Deep reinforcement learning: Algorithm, applications, and ultra-low-power implementation

Abstract

In order to overcome the limitation of traditional reinforcement learning techniques on the restricted dimensionality of state and action spaces, the recent breakthroughs of deep reinforcement learning (DRL) in Alpha Go and playing Atari set a good example in handling large state and action spaces of complicated control problems. The DRL technique is comprised of an offline deep neural network (DNN) construction phase and an online deep Q-learning phase. In the offline phase, DNNs are utilized to derive the correlation between each state–action pair of the system and its value function.

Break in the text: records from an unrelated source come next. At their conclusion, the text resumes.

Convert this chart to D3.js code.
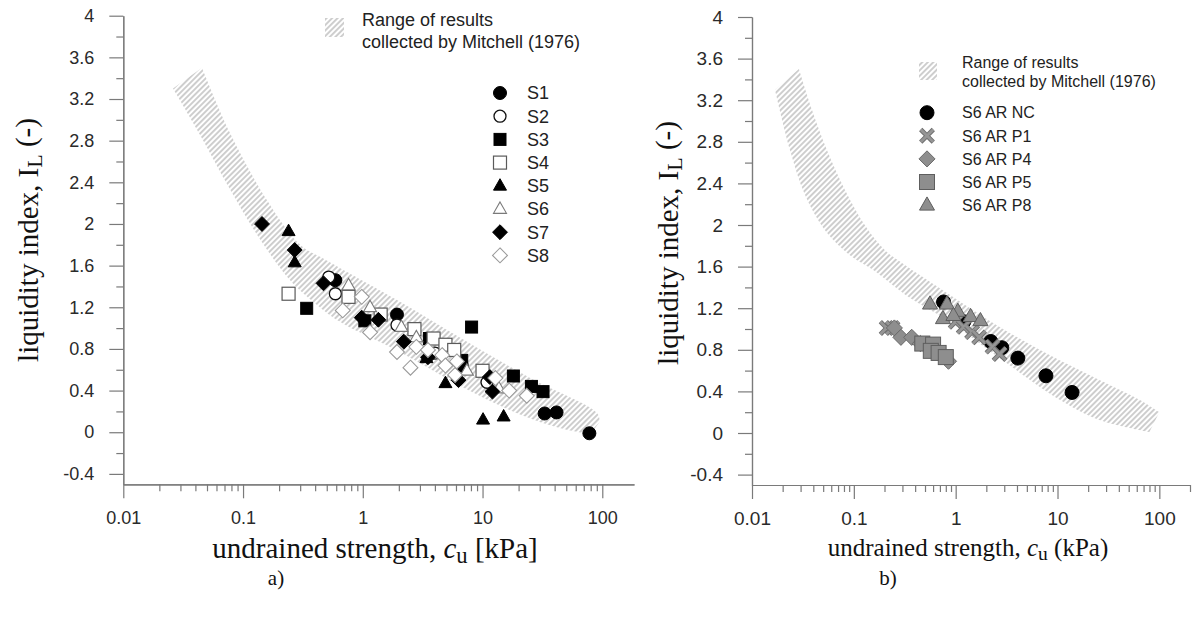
<!DOCTYPE html>
<html>
<head>
<meta charset="utf-8">
<script src="https://cdn.jsdelivr.net/npm/d3@7"></script>
<style>
  body { margin: 0; background: #fff; }
  .axis .domain, .axis line { stroke: #7a7a7a; stroke-width: 1.2; }
  .axis text { font-family: "Liberation Sans", Arial, sans-serif; fill: #2a2a2a; }
  .title { font-family: "Liberation Serif", "Times New Roman", serif; fill: #111; }
  .legend text { font-family: "Liberation Sans", Arial, sans-serif; fill: #222; }
</style>
</head>
<body>
<div id="vis-container"></div>
<script>
// ---- data: [cu (kPa), liquidity index]

// panel a) Mitchell band, upper edge (left to right) and lower edge (right to left)
var bandUpperA = [[0.0454, 3.50], [0.078, 2.87], [0.158, 2.23], [0.30, 1.80], [0.50, 1.65],
                  [1.93, 1.27], [6.9, 0.89], [25, 0.52], [91, 0.18], [95, 0.10]];
var bandLowerA = [[80, -0.02], [44, 0.04], [20.6, 0.17], [6.9, 0.43], [2.04, 0.77], [0.645, 1.06],
                  [0.37, 1.27], [0.247, 1.46], [0.139, 1.85], [0.078, 2.33], [0.044, 2.85], [0.026, 3.30]];

var s1 = [[0.59, 1.46], [1.93, 1.13], [6.7, 0.64], [33, 0.18], [41.5, 0.19], [78, -0.01]];
var s2 = [[0.52, 1.49], [0.59, 1.33], [1.93, 1.03], [4.0, 0.76], [10.9, 0.48]];
var s3 = [[0.34, 1.19], [1.04, 1.07], [3.6, 0.90], [6.7, 0.69], [8.1, 1.01], [18.1, 0.54], [25.6, 0.44], [32, 0.39]];
var s4 = [[0.24, 1.33], [0.76, 1.30], [1.41, 1.13], [2.7, 0.99], [3.9, 0.90], [4.9, 0.84], [5.8, 0.79], [10, 0.59]];
var s5 = [[0.24, 1.93], [0.27, 1.63], [3.4, 0.71], [4.9, 0.47], [10.1, 0.12], [15, 0.15]];
var s6 = [[0.76, 1.41], [1.15, 1.20], [2.1, 1.01], [2.8, 0.91], [7.4, 0.59], [13.7, 0.42]];
var s7 = [[0.144, 2.0], [0.27, 1.75], [0.47, 1.43], [0.98, 1.10], [1.35, 1.08], [2.2, 0.87],
          [3.5, 0.72], [6.3, 0.50], [11.5, 0.53], [12.1, 0.39]];
var s8 = [[0.68, 1.17], [0.98, 1.30], [1.15, 0.96], [1.93, 0.77], [2.5, 0.62], [2.8, 0.82], [3.5, 0.79],
          [4.6, 0.74], [4.9, 0.64], [5.9, 0.55], [6.1, 0.68], [12.8, 0.52], [16.7, 0.40], [23.4, 0.35]];
var namesA = ["S1", "S2", "S3", "S4", "S5", "S6", "S7", "S8"];

// panel b) Mitchell band
var bandUpperB = [[0.0289, 3.50], [0.0387, 3.11], [0.0544, 2.72], [0.0816, 2.34], [0.128, 2.0], [0.201, 1.76],
                  [0.302, 1.63], [0.873, 1.33], [2.70, 1.02], [8.35, 0.75], [25.8, 0.51], [63.7, 0.32], [100, 0.20]];
var bandLowerB = [[79.8, 0.01], [25.8, 0.125], [10.5, 0.32], [2.70, 0.72], [0.873, 1.07], [0.354, 1.30],
                  [0.154, 1.57], [0.0914, 1.71], [0.052, 1.95], [0.0331, 2.29], [0.0236, 2.72], [0.0168, 3.30]];

var arNC = [[0.76, 1.26], [1.2, 1.07], [2.21, 0.88], [2.84, 0.82], [4.08, 0.72], [7.7, 0.55], [13.9, 0.39]];
var arP1 = [[0.21, 1.01], [0.24, 1.01], [1.0, 1.07], [1.2, 1.02], [1.45, 0.97], [1.7, 0.92], [2.3, 0.83], [2.7, 0.76]];
var arP4 = [[0.25, 1.01], [0.29, 0.92], [0.37, 0.92], [0.45, 0.86], [0.6, 0.80], [0.85, 0.69]];
var arP5 = [[0.47, 0.86], [0.6, 0.85], [0.57, 0.79], [0.68, 0.77], [0.8, 0.73]];
var arP8 = [[0.56, 1.24], [0.82, 1.24], [0.75, 1.10], [1.05, 1.17], [0.95, 1.13], [1.4, 1.12], [1.75, 1.08]];
var namesB = ["S6 AR NC", "S6 AR P1", "S6 AR P4", "S6 AR P5", "S6 AR P8"];

var xTicks = [0.01, 0.1, 1, 10, 100];
var xTickLabels = ["0.01", "0.1", "1", "10", "100"];
var yTicks = [-0.4, 0, 0.4, 0.8, 1.2, 1.6, 2, 2.4, 2.8, 3.2, 3.6, 4];
var yTickLabels = ["-0.4", "0", "0.4", "0.8", "1.2", "1.6", "2", "2.4", "2.8", "3.2", "3.6", "4"];
var yMinor = [-0.2, 0.2, 0.6, 1.0, 1.4, 1.8, 2.2, 2.6, 3.0, 3.4, 3.8];

var legendTitle = ["Range of results", "collected by Mitchell (1976)"];

// ---- svg
var width = 1197, height = 621;
var svg = d3.select("#vis-container").append("svg")
    .attr("width", width)
    .attr("height", height);

var defs = svg.append("defs");
defs.append("pattern")
    .attr("id", "hatch")
    .attr("patternUnits", "userSpaceOnUse")
    .attr("width", 3.9).attr("height", 3.9)
    .attr("patternTransform", "rotate(45)")
  .append("line")
    .attr("x1", 1.95).attr("y1", -1).attr("x2", 1.95).attr("y2", 5)
    .attr("stroke", "#a2a2a2").attr("stroke-width", 1.05);

// draws one marker centred on (cx, cy)
function marker(g, st, cx, cy) {
    var s = st.size;
    var el;
    if (st.shape === "circle") {
        el = g.append("circle").attr("cx", cx).attr("cy", cy).attr("r", s / 2);
    } else if (st.shape === "square") {
        el = g.append("rect").attr("x", cx - s / 2).attr("y", cy - s / 2).attr("width", s).attr("height", s);
    } else if (st.shape === "triangle") {
        var h = s * 0.88;
        el = g.append("path").attr("d", "M" + cx + "," + (cy - h * 0.62) + "L" + (cx + s / 2) + "," + (cy + h * 0.38) +
            "L" + (cx - s / 2) + "," + (cy + h * 0.38) + "Z");
    } else if (st.shape === "diamond") {
        var d = s * 0.62;
        el = g.append("path").attr("d", "M" + cx + "," + (cy - d) + "L" + (cx + d) + "," + cy +
            "L" + cx + "," + (cy + d) + "L" + (cx - d) + "," + cy + "Z");
    } else if (st.shape === "cross") {
        var c = s * 0.42;
        var dd = "M" + (cx - c) + "," + (cy - c) + "L" + (cx + c) + "," + (cy + c) +
            "M" + (cx - c) + "," + (cy + c) + "L" + (cx + c) + "," + (cy - c);
        g.append("path").attr("d", dd).attr("stroke", "#6e6e6e").attr("stroke-width", 4.6).attr("fill", "none");
        return g.append("path").attr("d", dd).attr("stroke", "#959595").attr("stroke-width", 2.8).attr("fill", "none");
    }
    return el.attr("fill", st.fill).attr("stroke", st.stroke).attr("stroke-width", st.sw);
}

function drawPanel(p) {
    var x = d3.scaleLog().domain([0.01, p.xMax]).range([p.left, p.right]);
    var y = d3.scaleLinear().domain([-0.5, 4]).range([p.bottom, p.top]);

    // hatched Mitchell range
    var line = d3.line().x(d => x(d[0])).y(d => y(d[1])).curve(d3.curveCatmullRom.alpha(0.5));
    var up = line(p.bandUpper);
    var lo = line(p.bandLower);
    svg.append("path")
        .attr("d", up + "L" + lo.slice(1) + "Z")
        .attr("fill", "url(#hatch)");

    // axes
    var xMinor = [];
    xTicks.forEach(function (dec) {
        for (var k = 2; k < 10; k++) if (dec * k <= p.xMax) xMinor.push(dec * k);
    });
    var axisG = svg.append("g");
    axisG.append("g").attr("class", "axis")
        .attr("transform", "translate(0," + p.bottom + ")")
        .call(d3.axisBottom(x).tickValues(xMinor).tickSize(7).tickSizeOuter(0).tickFormat(""));
    axisG.append("g").attr("class", "axis")
        .attr("transform", "translate(0," + p.bottom + ")")
        .call(d3.axisBottom(x).tickValues(xTicks).tickSize(14).tickPadding(13).tickSizeOuter(0)
            .tickFormat((d, i) => xTickLabels[i]))
        .selectAll("text").style("font-size", p.tickFont + "px");
    axisG.append("g").attr("class", "axis")
        .attr("transform", "translate(" + p.left + ",0)")
        .call(d3.axisLeft(y).tickValues(yMinor).tickSize(7).tickSizeOuter(0).tickFormat(""));
    axisG.append("g").attr("class", "axis")
        .attr("transform", "translate(" + p.left + ",0)")
        .call(d3.axisLeft(y).tickValues(yTicks).tickSize(14).tickPadding(15).tickSizeOuter(0)
            .tickFormat((d, i) => yTickLabels[i]))
        .selectAll("text").style("font-size", p.tickFont + "px");

    // markers
    var markG = svg.append("g");
    p.series.forEach(function (ser, i) {
        ser.forEach(function (d) { marker(markG, p.styles[i], x(d[0]), y(d[1])); });
    });

    // legend
    var leg = svg.append("g").attr("class", "legend");
    leg.append("rect")
        .attr("x", p.hatchX).attr("y", p.hatchY).attr("width", p.hatchW).attr("height", p.hatchW)
        .attr("fill", "url(#hatch)");
    legendTitle.forEach(function (t, i) {
        leg.append("text").attr("x", p.titleX).attr("y", p.titleY + i * p.titleGap)
            .style("font-size", p.titleFont + "px").text(t);
    });
    p.names.forEach(function (n, i) {
        var ly = p.legY + i * p.legGap;
        marker(leg, p.styles[i], p.legX, ly);
        leg.append("text").attr("x", p.legTextX).attr("y", ly).attr("dy", "0.36em")
            .style("font-size", p.legFont + "px").text(n);
    });

    // axis titles
    var yt = svg.append("text").attr("class", "title")
        .attr("transform", "translate(" + p.yTitleX + "," + p.yTitleY + ") rotate(-90)")
        .attr("text-anchor", "middle").style("font-size", "29px");
    yt.append("tspan").text("liquidity index, I");
    yt.append("tspan").attr("dy", "0.18em").style("font-size", "22px").text("L");
    yt.append("tspan").attr("dy", "-0.2em").text(" (-)");

    var xt = svg.append("text").attr("class", "title")
        .attr("x", p.xTitleX).attr("y", p.xTitleY)
        .attr("text-anchor", "middle").style("font-size", p.xTitleFont + "px");
    xt.append("tspan").text("undrained strength, ");
    xt.append("tspan").style("font-style", "italic").text("c");
    xt.append("tspan").attr("dy", "0.2em").style("font-size", "0.78em").text("u");
    xt.append("tspan").attr("dy", "-0.16em").text(" " + p.unit);

    svg.append("text").attr("class", "title")
        .attr("x", p.tagX).attr("y", 585).attr("text-anchor", "middle")
        .style("font-size", "21px").text(p.tag);
}

var stylesA = [
    { shape: "circle", size: 13, fill: "#000", stroke: "#000", sw: 1 },
    { shape: "circle", size: 12, fill: "#fff", stroke: "#111", sw: 1.3 },
    { shape: "square", size: 12, fill: "#000", stroke: "#000", sw: 1 },
    { shape: "square", size: 13, fill: "#fff", stroke: "#5a5a5a", sw: 1.2 },
    { shape: "triangle", size: 13, fill: "#000", stroke: "#000", sw: 1 },
    { shape: "triangle", size: 13, fill: "#fff", stroke: "#7a7a7a", sw: 1.1 },
    { shape: "diamond", size: 12, fill: "#000", stroke: "#000", sw: 1 },
    { shape: "diamond", size: 12, fill: "#fff", stroke: "#9a9a9a", sw: 1.1 }
];
var stylesB = [
    { shape: "circle", size: 14, fill: "#000", stroke: "#000", sw: 1 },
    { shape: "cross", size: 15 },
    { shape: "diamond", size: 13, fill: "#8e8e8e", stroke: "#6a6a6a", sw: 1 },
    { shape: "square", size: 15, fill: "#8e8e8e", stroke: "#5e5e5e", sw: 1 },
    { shape: "triangle", size: 15, fill: "#8e8e8e", stroke: "#5e5e5e", sw: 1 }
];

drawPanel({
    left: 123.3, right: 634, top: 15.7, bottom: 484.3, xMax: 184,
    bandUpper: bandUpperA, bandLower: bandLowerA,
    series: [s1, s2, s3, s4, s5, s6, s7, s8], styles: stylesA, names: namesA,
    tickFont: 18, legFont: 18, legX: 500, legTextX: 527, legY: 93, legGap: 23.2,
    hatchX: 325, hatchY: 18, hatchW: 19, titleX: 362, titleY: 26, titleGap: 22, titleFont: 18,
    yTitleX: 38, yTitleY: 240, xTitleX: 375, xTitleY: 558, xTitleFont: 29, unit: "[kPa]",
    tagX: 276, tag: "a)"
});

drawPanel({
    left: 752, right: 1190, top: 17, bottom: 485, xMax: 200,
    bandUpper: bandUpperB, bandLower: bandLowerB,
    series: [arNC, arP1, arP4, arP5, arP8], styles: stylesB, names: namesB,
    tickFont: 19, legFont: 16, legX: 927, legTextX: 962, legY: 112.7, legGap: 23.1,
    hatchX: 919, hatchY: 62, hatchW: 18, titleX: 962, titleY: 68, titleGap: 19, titleFont: 16,
    yTitleX: 678, yTitleY: 243, xTitleX: 968, xTitleY: 556, xTitleFont: 25, unit: "(kPa)",
    tagX: 888, tag: "b)"
});
</script>
</body>
</html>
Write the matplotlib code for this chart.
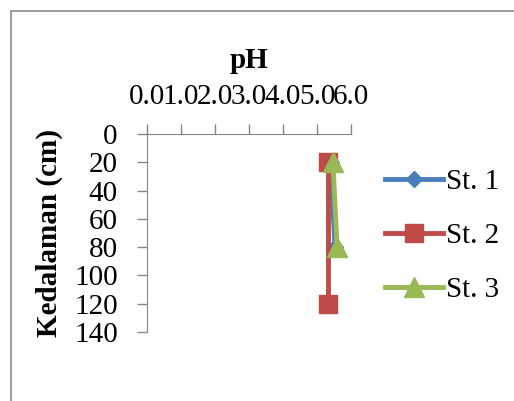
import matplotlib
matplotlib.use('Agg')
import matplotlib.pyplot as plt
from matplotlib.patches import Rectangle

plt.rcParams['font.family'] = ['Liberation Serif', 'DejaVu Serif']

# data: depth (cm) vs pH per station
st1_depth = [20, 80]
st1_ph = [5.40, 5.53]
st2_depth = [20, 120]
st2_ph = [5.32, 5.32]
st3_depth = [20, 80]
st3_ph = [5.47, 5.59]

x_ticks = [0.0, 1.0, 2.0, 3.0, 4.0, 5.0, 6.0]
y_ticks = [0, 20, 40, 60, 80, 100, 120, 140]

fig = plt.figure(figsize=(5.14, 4.01), dpi=100)

# outer chart border (cut off on right/bottom)
fig.patches.append(Rectangle((11/514, -0.05), 1.2, 1 - 11/401 + 0.05,
                             transform=fig.transFigure, fill=False,
                             edgecolor='#8c8c8c', linewidth=1.2))

ax = fig.add_axes([147/514, 1 - 332/401, 204/514, 198/401])

ax.plot(st1_ph, st1_depth, color='#4A7EBB', lw=3.5, marker='D', ms=8, label='St. 1')
ax.plot(st2_ph, st2_depth, color='#BE4B48', lw=3.5, marker='s', ms=13, label='St. 2')
ax.plot(st3_ph, st3_depth, color='#98B954', lw=3.5, marker='^', ms=14, label='St. 3')

ax.set_xlim(0, 6)
ax.set_ylim(140, 0)
ax.set_xticks(x_ticks)
ax.set_xticklabels(['%.1f' % v for v in x_ticks])
ax.set_yticks(y_ticks)

ax.xaxis.tick_top()
ax.xaxis.set_label_position('top')
for s in ['right', 'bottom']:
    ax.spines[s].set_visible(False)
for s in ['top', 'left']:
    ax.spines[s].set_color('#868686')
ax.tick_params(axis='both', colors='#868686', labelcolor='black',
               labelsize=21, length=7, width=1, direction='out')
ax.tick_params(axis='x', pad=10)
ax.tick_params(axis='y', pad=14)

ax.set_xlabel('pH', fontsize=21, fontweight='bold', labelpad=12)
ax.set_ylabel('Kedalaman (cm)', fontsize=21, fontweight='bold', labelpad=8)

ax.legend(loc='center left', bbox_to_anchor=(1.108, 0.485), frameon=False,
          fontsize=21, handlelength=2.0, handletextpad=0.1, labelspacing=0.95,
          borderaxespad=0)

fig.savefig('out.png', dpi=100)
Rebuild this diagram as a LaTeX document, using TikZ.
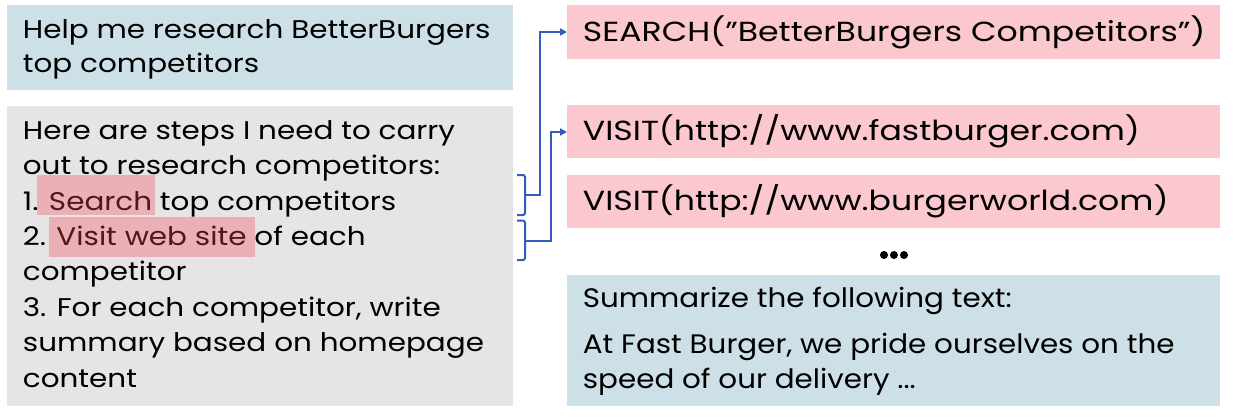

In the online phase, a deep Q-learning technique is adopted based on the offline-trained DNN to derive the optimal action and meanwhile update the value estimates and the DNN.This paper is the first to provide a comprehensive study of applications of the DRL framework on cloud computing and residential smart grid systems along with efficient hardware implementations. Based on the introduction of the general DRL framework, we develop two applications, one for the cloud computing resource allocation problem and one for the residential smart grid user-end task scheduling problem. The former could achieve up to 54.1% energy saving compared with baselines through automatically and dynamically distributing resources to servers. The latter achieves up to 22.77% total energy cost reduction compared with the baseline algorithm.The DRL framework is mainly utilized for the complicated control problems and requires light-weight and low-power implementations in edge and portable systems. In order to achieve this goal, we develop the ultra-low-power implementation of the DRL framework using the stochastic computing technique, which has the potential of significantly enhancing the computation speed and reducing hardware footprint and therefore the power/energy consumption. The overall implementation is based on the effective stochastic computing-based implementations of approximate parallel counter-based inner product blocks and tanh activation functions. The stochastic computing-based implementation achieves only 57941.61 μm2 area and 6.30 mW power with 412.47 ns delay.